Yes, the problem is that we would need to change the default behavior of Docker, which many people and scripts expect to be stable. It's a case of interface stability vs. functionality improvement. So far interface stability has won. I personnally think it would be better to change the default, but anything that breaks an interface, even a subtle implicit one, has the burden of arguing a solution, thinking through migration issues, submitting patches... So far I have seen a lot of drive-by criticisms and dismissal of the need to even discuss the tradeoff (see for example this lovely fellow: https://lwn.net/Articles/677419/). But I have not seen anyone stepping up to do the work.

We all pick our battles - including me of course!

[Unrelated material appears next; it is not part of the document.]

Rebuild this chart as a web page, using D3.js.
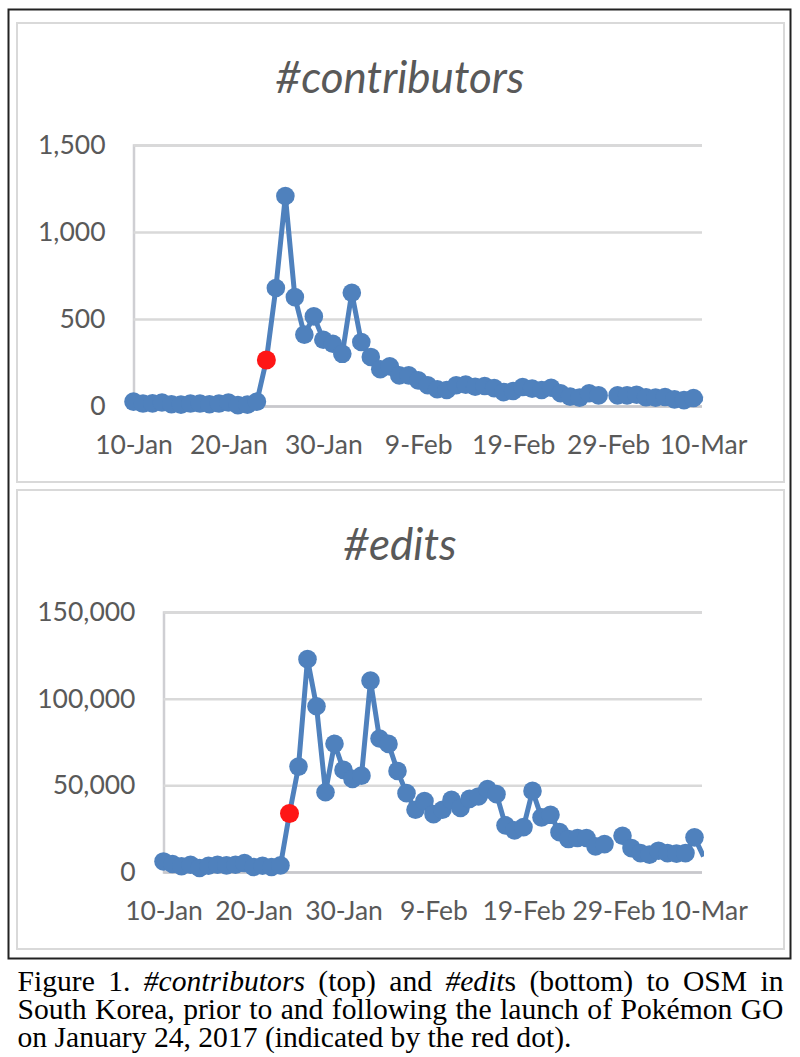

I'm not worried about that. When operations people have problems they are rather quick to search and try solutions. But baking it into the Dockerfile is much more portable and automatic (from the operations point of view).
Also see https://github.com/Yelp/dumb-init that is 20K statically built executable perfect for resource constrained containers that have to deal with reaping of arbitrary children.
Just to clarify: even with a proper init, if a process spawns children and doesn't wait on them, you still have zombies until the parent either dies (allowing init to inherit the zombie, at which point it waits on it), or the parent waits. This is the reason behind the double-fork trick.
See also the article linked earlier in the comments: https://blog.phusion.nl/2015/01/20/docker-and-the-pid-1-zomb...
Supervisord is the officially blessed solution:

https://docs.docker.com/engine/admin/using_supervisord/

supervisord specifically documents that it's not an init and shouldn't be used as an init, that's the second paragraph of its home page: http://supervisord.org/index.html?highlight=init
That is literally not at all what that is suggesting.